Assim, a renúncia fiscal não é uma parceria público-privada, nem co-patrocínio entre Governo e empresa. Ao contrário, é uma ação estratégica do Estado, que abre mão da receita de impostos para que essa verba seja colocada em atividades da sociedade que dela prescindem. É um estímulo para que pessoas e empresas se empenhem no desenvolvimento de área não lucrativa por si só.
Neste raciocínio, o uso dos incentivos fiscais pelas empresas privadas retrata o índice de sucesso da política de renúncia proposta pelo Estado, e não abuso da empresa com fins lucrativos. Demonstra que os recursos estão sendo destinados ao setor pretendido.
Contudo, no atual projeto, o Ministério da Cultura será colocado no mesmo lugar da empresa privada, ou seja, como patrocinador de projetos. A empresa tem indiscutível interesse na comunicação e divulgação de sua marca, e o Ministério deveria ter foco na implementação, sustentabilidade e regulação do setor, e não na divulgação de suas ações e marca como co-patrocinador. Neste caso, ao Estado cabe o papel de facilitador e estimulador da realização de projetos em parcerias que se façam na sociedade civil.
Concordo, em tese, que a empresa patrocinadora deveria participar com recursos próprios não incentivados, contudo, após tantos anos do atual modelo, acrescido da concorrência indiscutível da Lei do Audiovisual, da Lei do Esporte e quiçá da nova lei da Educação (Proposta pela OAB), quantas empresas manterão seus patrocínios com incentivo de 30%?
As próprias empresas estatais mantinham política de distribuição de patrocínio incentivado por editais públicos majoritariamente para atividades com 100% de incentivos. Os níveis de investimento serão mantidos com 30%, 60%…?
Na verdade, o novo projeto aposta que os patrocinadores (e seus R$600 milhões) migrarão para os fundos do Governo (que certamente terão 100% de incentivos, e concorrerão deslavadamente com os produtores!), que fará distribuição territorial (!) proporcional. Me parece um equívoco. Não obstante a crise, que pode até ser passageira, a redução do incentivo para até 30% corresponde à metade do valor da Lei Rouanet original.
Conclusão inevitável é que, afora a possibilidade da Comissão e Cultura manter as atividades com incentivos fiscais nos maiores limites permitidos pela nova proposta, o volume de recursos para a cultura vai diminuir. E sua maior parte, ficará no cinema e na estrutura do próprio Governo. Alguns profissionais da área celebram as propostas, mas acredito não perceberam, ainda, que a concorrência será bem mais acirrada. Embora não exista a regulamentação da lei e das diretrizes da futura comissão de cultura, parece obvio que os projetos do Governo (sejam quais forem: para a sociedade ou para si mesmos) terão sempre 100% e ficarão com a maior parte do bolo (pequeno).

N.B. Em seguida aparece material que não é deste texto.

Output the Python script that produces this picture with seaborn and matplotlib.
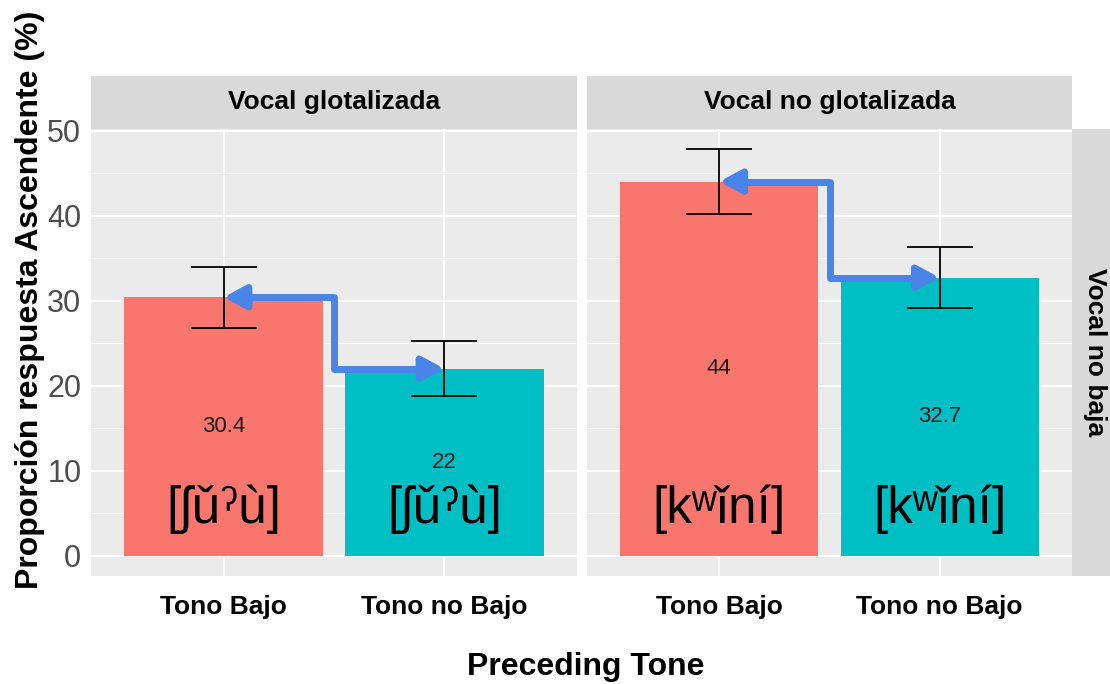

Ademais, pelas novas regras do Ministério da Fazenda, uma nova lei de incentivo só poderá ficar em vigor por cinco anos, ou seja, a Lei Rouanet que vigora por prazo indeterminado, está sendo substituída por uma lei com data para acabar.
Se o financiamento da cultura administrado diretamente pelo Ministério será incrementado com a Loteria Cultural, a qual terá seus recursos vinculados ao Fundo Setorial das Artes, dos quais 80% serão destinados à sociedade civil, não seria mais razoável brigar pelo orçamento da União e preservar a receita da renúncia? Para tanto, a regra deve ser válida para todas as atividades artísticas, incluindo cinema, e se possível esportes e educação. Caso contrário, o braço de ferro dos artistas com os diretores de marketing não será difícil, será inexistente.